We nearly always work directly with these samples, rather than first constructing some mathematical estimate from them. And the samples are in many ways more convenient than having the posterior, because they are easier to think with. And so that’s where we turn in the next chapter, to thinking with samples.

03 Samples¶

In this chapter we exploit it by taking the probability distributions from the previous chapter and sampling from them to produce counts.

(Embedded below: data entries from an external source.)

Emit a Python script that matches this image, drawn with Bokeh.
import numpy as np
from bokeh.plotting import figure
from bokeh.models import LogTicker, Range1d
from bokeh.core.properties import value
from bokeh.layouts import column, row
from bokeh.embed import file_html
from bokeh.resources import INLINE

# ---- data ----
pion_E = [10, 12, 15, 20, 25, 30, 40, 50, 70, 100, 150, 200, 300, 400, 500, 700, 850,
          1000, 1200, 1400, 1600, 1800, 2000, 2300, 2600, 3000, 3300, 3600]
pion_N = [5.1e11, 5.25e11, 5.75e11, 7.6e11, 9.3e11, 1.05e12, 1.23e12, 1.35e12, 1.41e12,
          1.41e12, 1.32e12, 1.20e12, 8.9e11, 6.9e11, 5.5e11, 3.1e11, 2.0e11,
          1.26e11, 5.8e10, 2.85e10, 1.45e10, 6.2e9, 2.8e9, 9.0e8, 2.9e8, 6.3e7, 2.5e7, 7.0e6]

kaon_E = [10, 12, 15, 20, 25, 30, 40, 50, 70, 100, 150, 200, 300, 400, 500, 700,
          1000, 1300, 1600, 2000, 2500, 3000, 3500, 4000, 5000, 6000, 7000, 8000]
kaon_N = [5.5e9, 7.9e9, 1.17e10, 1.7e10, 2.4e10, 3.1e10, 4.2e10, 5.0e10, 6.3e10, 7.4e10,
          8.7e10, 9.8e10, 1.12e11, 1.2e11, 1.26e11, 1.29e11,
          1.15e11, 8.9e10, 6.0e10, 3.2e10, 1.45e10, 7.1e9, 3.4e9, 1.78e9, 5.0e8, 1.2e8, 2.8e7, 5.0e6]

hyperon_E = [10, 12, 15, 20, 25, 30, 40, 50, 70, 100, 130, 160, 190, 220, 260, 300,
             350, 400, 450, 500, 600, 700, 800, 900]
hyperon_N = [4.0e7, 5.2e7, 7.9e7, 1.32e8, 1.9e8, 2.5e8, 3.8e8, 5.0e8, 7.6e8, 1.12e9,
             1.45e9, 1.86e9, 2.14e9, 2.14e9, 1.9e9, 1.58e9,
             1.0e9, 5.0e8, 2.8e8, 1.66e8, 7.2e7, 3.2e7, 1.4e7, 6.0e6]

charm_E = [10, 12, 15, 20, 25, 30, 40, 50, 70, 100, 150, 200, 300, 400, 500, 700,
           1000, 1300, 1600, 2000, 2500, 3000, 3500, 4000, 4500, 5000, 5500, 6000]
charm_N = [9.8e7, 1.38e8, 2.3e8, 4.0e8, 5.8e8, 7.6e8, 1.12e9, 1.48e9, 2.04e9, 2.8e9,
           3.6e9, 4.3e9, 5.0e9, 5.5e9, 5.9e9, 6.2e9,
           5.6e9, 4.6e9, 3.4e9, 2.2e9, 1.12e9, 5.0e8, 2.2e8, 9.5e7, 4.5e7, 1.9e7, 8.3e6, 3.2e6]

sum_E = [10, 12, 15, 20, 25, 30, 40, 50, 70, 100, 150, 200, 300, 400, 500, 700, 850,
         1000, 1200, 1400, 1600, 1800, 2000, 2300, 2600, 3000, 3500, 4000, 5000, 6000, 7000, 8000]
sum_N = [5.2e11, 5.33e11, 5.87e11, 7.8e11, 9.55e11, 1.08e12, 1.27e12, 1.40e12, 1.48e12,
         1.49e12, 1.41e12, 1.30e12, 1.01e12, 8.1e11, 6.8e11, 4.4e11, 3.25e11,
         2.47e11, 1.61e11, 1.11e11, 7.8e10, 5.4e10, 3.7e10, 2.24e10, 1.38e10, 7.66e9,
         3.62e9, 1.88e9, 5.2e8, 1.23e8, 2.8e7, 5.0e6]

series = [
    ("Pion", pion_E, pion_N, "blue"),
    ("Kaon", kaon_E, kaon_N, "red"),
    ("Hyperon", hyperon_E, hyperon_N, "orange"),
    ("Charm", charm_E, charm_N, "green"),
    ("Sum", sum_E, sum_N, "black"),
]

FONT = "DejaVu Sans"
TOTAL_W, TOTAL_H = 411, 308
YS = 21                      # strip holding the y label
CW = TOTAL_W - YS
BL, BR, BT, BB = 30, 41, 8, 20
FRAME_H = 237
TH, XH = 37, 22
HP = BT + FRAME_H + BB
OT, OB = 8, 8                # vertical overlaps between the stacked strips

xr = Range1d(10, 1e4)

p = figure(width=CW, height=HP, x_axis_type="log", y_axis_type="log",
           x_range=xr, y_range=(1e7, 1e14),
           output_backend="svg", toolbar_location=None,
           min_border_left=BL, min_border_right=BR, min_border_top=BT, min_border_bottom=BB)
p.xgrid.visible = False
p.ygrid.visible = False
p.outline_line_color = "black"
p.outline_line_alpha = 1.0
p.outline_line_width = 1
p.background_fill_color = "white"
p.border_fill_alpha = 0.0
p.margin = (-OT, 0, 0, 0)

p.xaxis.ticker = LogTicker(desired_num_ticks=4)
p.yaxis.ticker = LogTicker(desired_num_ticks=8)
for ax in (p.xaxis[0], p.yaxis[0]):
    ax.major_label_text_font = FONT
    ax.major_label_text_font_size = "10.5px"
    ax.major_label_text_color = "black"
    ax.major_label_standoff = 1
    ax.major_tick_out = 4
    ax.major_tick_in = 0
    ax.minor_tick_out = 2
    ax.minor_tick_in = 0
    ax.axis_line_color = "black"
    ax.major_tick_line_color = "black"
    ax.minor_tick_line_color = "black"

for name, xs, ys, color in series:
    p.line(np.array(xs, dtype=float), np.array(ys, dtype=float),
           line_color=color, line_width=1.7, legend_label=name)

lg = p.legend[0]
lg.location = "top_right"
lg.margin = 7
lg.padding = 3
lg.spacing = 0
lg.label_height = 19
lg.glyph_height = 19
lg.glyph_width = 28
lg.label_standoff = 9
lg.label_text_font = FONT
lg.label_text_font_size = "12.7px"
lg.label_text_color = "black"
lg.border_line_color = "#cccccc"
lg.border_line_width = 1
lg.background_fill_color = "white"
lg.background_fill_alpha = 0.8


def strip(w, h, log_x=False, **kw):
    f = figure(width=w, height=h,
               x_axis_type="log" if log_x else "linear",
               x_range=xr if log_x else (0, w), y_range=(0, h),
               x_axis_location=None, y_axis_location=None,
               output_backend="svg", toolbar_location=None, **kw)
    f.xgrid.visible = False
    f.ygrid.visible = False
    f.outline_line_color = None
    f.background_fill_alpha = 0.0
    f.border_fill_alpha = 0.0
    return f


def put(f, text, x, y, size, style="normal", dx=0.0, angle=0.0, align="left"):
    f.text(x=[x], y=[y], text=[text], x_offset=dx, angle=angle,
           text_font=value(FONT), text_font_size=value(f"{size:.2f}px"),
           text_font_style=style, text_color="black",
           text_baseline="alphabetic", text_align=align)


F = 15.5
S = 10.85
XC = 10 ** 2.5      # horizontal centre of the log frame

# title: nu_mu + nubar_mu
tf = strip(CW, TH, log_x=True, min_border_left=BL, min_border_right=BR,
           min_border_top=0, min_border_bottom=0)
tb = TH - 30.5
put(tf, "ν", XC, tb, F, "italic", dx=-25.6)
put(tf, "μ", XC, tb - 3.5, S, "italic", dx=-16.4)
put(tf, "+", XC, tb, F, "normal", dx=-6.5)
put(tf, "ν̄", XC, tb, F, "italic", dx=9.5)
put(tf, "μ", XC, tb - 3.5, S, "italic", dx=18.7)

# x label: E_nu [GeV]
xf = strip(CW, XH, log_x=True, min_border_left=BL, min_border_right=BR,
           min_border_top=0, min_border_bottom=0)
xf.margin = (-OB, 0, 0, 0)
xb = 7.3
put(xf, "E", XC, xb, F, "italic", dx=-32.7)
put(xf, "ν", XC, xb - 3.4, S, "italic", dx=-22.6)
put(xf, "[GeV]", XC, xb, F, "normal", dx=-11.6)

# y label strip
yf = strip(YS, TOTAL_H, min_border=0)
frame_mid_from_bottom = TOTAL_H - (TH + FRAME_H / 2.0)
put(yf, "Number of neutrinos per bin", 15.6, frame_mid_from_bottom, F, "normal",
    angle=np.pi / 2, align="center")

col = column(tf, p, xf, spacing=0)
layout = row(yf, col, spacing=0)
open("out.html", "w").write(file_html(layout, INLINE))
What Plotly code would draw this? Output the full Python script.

PrPV <- 0.95 # Test is correct 95% of time
PrPM <- 0.01 # False-positive 1% of time
PrV <- 0.001 # Vampires 0.1% of population
PrP <- PrPV*PrV + PrPM*(1-PrV)
( PrVP <- PrPV*PrV / PrP )

# 0.087   # Only 8.7% chance suspect is vampire

Integral calculus is the way you add up an infinitely large number of things in infinitely small boxes (limits). In probability theory, integrals are almost always used as a way to do averaging. Integrals take sum / count.